Речи были длинные, страстные. Защитники прозрачно намекали на то, что подсудимыми руководили чувства, которые волнуют всю Россию.
Однако и адвокаты, и подсудимые, и судьи отлично понимали, что исход этого процесса меньше всего зависит от логики, совести и даже самих положений закона.
Дошла очередь до последних слов обвиняемых. Матросы один за другим отказались от последнего слова. Тогда в тревожной тишине снова поднялся Шмидт.
— Господа судьи! Перед вашими беспристрастными глазами прошло дело, во главе которого был я. Не могло это дело стать совершенно ясным, так как оно явилось здесь как обрывок общего великого русского дела, сама сложность которого не позволяет нам, современникам, обнять его беспристрастным взором. И этот обрывок русского дела, слабо освещенный свидетельскими показаниями, ждет теперь над собой вашего приговора.
— Я говорил вам, господа судьи, что не должно быть в этом деле произнесено ни одного слова неправды — только одну правду вы слышали от меня, и, я знаю, вы верили мне.

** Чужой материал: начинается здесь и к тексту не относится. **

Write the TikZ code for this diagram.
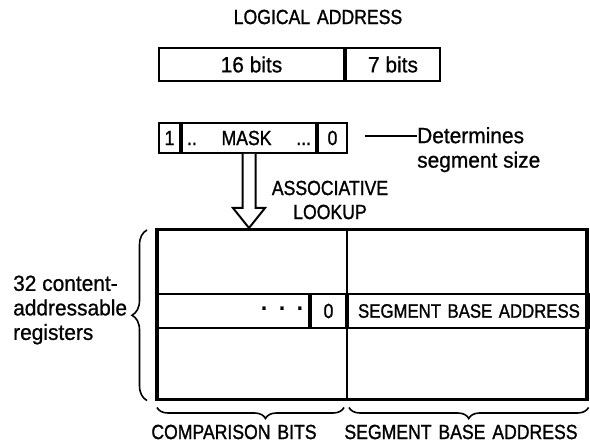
\documentclass[tikz,border=0pt]{standalone}
\usepackage{fontspec}
\setmainfont{Liberation Sans}
\newfontfamily\capsfam[FakeStretch=0.86,FakeBold=1.2,WordSpace=1.4]{Liberation Sans}
\newfontfamily\lowfam[FakeStretch=0.95,FakeBold=0.8]{Liberation Sans}
\usetikzlibrary{
  calc,
  decorations.pathreplacing,
  positioning
}
\newcommand{\capsfont}{\capsfam\fontsize{20.5}{24}\selectfont}
\newcommand{\lowfont}{\lowfam\fontsize{22}{24.5}\selectfont}
\tikzset{
  cell/.style={draw,line width=2pt,inner sep=0pt,font=\lowfont},
  capcell/.style={cell,font=\capsfont},
  caps/.style={font=\capsfont,inner sep=0pt},
  words/.style={font=\lowfont,inner sep=0pt,align=left},
  curly/.style={decorate,decoration={brace,amplitude=#1},line width=1.6pt}
}

\begin{document}
\begin{tikzpicture}[x=1pt,y=-1pt]
  \useasboundingbox (0,0) rectangle (590,446);
  \node[caps] (title) at (318,17) {LOGICAL ADDRESS};
  \node[cell,minimum width=185pt,minimum height=33pt,anchor=north west] (hi) at (158,47) {16 bits};
  \node[cell,minimum width=94pt,minimum height=33pt,right=0pt of hi] (lo) {7 bits};
  \node[capcell,minimum width=21pt,minimum height=30pt,anchor=north west] (one) at (158,122) {1};
  \node[capcell,minimum width=134pt,minimum height=30pt,text width=124pt,right=0pt of one] (mask) {..\hfill MASK\hfill...};
  \node[capcell,minimum width=29pt,minimum height=30pt,right=0pt of mask] (zero) {0};
  \coordinate (tick) at (365,136);
  \node[words,anchor=north west] (det) at (417,127) {Determines\\segment size};
  \draw[line width=2.4pt] (tick) -- (tick -| det.west);
  \coordinate (tip) at (mask.south |- 0,228);
  \draw[line width=2pt,fill=white] ($(mask.south)+(-6.5,0)$) -- ($(tip)+(-6.5,-20)$)
    -- ($(tip)+(-16,-20)$) -- (tip) -- ($(tip)+(16,-20)$) -- ($(tip)+(6.5,-20)$)
    -- ($(mask.south)+(6.5,0)$);
  \node[caps,align=center] (assoc) at (330,200) {ASSOCIATIVE\\LOOKUP};
  \node[draw,line width=3.5pt,minimum width=430pt,minimum height=170pt,anchor=north west] (regs) at (155,228) {};
  \node[cell,minimum width=153pt,minimum height=34pt,text width=143pt,anchor=north west] (dots) at (155,293) {\hfill\textbf{·\enspace·\enspace·}};
  \node[capcell,minimum width=35pt,minimum height=34pt,right=0pt of dots] (bit) {0};
  \node[capcell,minimum width=242pt,minimum height=34pt,right=0pt of bit,
    font=\capsfam\fontsize{19.5}{24}\selectfont] (base) {SEGMENT BASE ADDRESS};
  \draw[line width=2pt] (regs.north -| base.west) -- (regs.south -| base.west);
  \draw[curly=15pt] ([xshift=-8pt,yshift=1pt]regs.south west) -- ([xshift=-8pt,yshift=-2pt]regs.north west);
  \node[words,anchor=west] (cam) at (13,310) {32 content-\\addressable\\registers};
  \coordinate (split) at (regs.south -| base.west);
  \draw[curly=11pt,decoration={aspect=0.42}] ([xshift=-3pt,yshift=-6pt]split) -- ([xshift=2pt,yshift=-6pt]regs.south west);
  \draw[curly=11pt] ([yshift=-6pt]regs.south east) -- ([xshift=2pt,yshift=-6pt]split);
  \node[caps] (cmp) at (234,432) {COMPARISON BITS};
  \node[caps] (sba) at (461,432) {SEGMENT BASE ADDRESS};
\end{tikzpicture}
\end{document}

— Предсмертная серьезность моего положения, ответственность перед родиной побуждают меня еще раз сказать вам о тех молодых жизнях, которые ждут со мной вашего приговора. Клянусь вам, что те случайные свидетельские показания, которые устанавливали ряд улик против того или другого матроса и тем увеличивали вину некоторых из них, не могут, не должны быть приняты во внимание. Верьте мне, что стройное накопление улик не может руководить вами. Верьте мне, что все они были совершенно однородной массой, что никому из них нельзя вменить в вину близость к Шмидту. Все они были одинаково близки, мне, и сама правда требует, чтобы ответил я один за это дело, в полной мере. Сама правда повелевает выделить меня.
— Я не прошу снисхождения вашего, я не жду его. Велика, беспредельна ваша власть, но нет робости во мне, и не смутится дух мой, когда услышу ваш приговор.
Шмидт пошатнулся. Глубоко вдохнув воздух, он провел рукой по бледному лбу и продолжал:
— Не первая Россия переживает дни потрясений, и в истории всех народов при взаимном столкновении двух начал — отжившей и молодой народной жизни — были всегда жертвы.
— В минуту государственного хаоса не могут не возникать такие глубоко трагические недоразумения.
— Я встречу приговор ваш без горечи, и ни минуты не шевельнется во мне упрек вам. Я знаю, что и вы, господа судьи, страдаете, вы так же, как и мы, жертвы переживаемых потрясений народных.
— Без ропота и протеста приму смерть от вас, но не вижу, не признаю вины за собой!
— Когда провозглашенные политические права начали отнимать у народа, то стихийная волна жизни выделила меня, заурядного человека, из толпы, и из моей груди вырвался крик! Я счастлив, что этот крик вырвался именно из моей груди.
— Я знаю, что столб, у которого встану я принять смерть, будет водружен на грани двух разных исторических эпох нашей родины. Сознание это дает мне много силы, и я пойду к столбу, как на молитву…
— Позади за спиной у меня останутся народные страдания и потрясения последних лет, а впереди я буду видеть молодую, обновленную, счастливую Россию.
— Великая радость и счастье наполнят мне душу, и я приму смерть!
Последние слова Шмидт почти выкрикнул. Он сказал все, что надо, все, что хотел. Теперь силы покинули его. Он побледнел и стал медленно оседать на пол. Матросы подхватили его и в окружении жандармов отнесли в комнату, где дежурил врач. На скамьях матросов кто-то застонал, кто-то всхлипнул.
Конвойные солдаты рукавом шинели вытирали слезы, прислонив винтовки к плечу. Присяжный поверенный Александров, уронив голову на стол, громко рыдал.
Был объявлен перерыв до следующего дня. Завтра приговор. Вся Россия затаила дыхание.
Вечером на гауптвахте Шмидт записал свое последнее слово. Пришли защитники. Петр Петрович вполне овладел собою. Чувствовалось, что он удовлетворен своей речью. Он охотно сфотографировался с Зарудным. Александрова обнял и шутливо поблагодарил:
— Спасибо, спасибо за речь. Я и не знал, что я такой хороший…
Приехал из Керчи Женя. Встретился с отцом тут же, на гауптвахте. Отец с сыном уселись вдвоем на кушетку.
— Знаешь, отец, — начал Женя, — я просто не могу понять, что происходит. Смотрю на тебя и не понимаю. Не могу себе представить, что ты должен умереть…
— А я понимаю, — ответил Шмидт. — Я рад, что ты не падаешь духом. Ты уже большой и можешь жить один, самостоятельно. Беги, Женя, бог с тобой. Помни: всеобщее, прямое, тайное избирательное право. Это все мое наследство.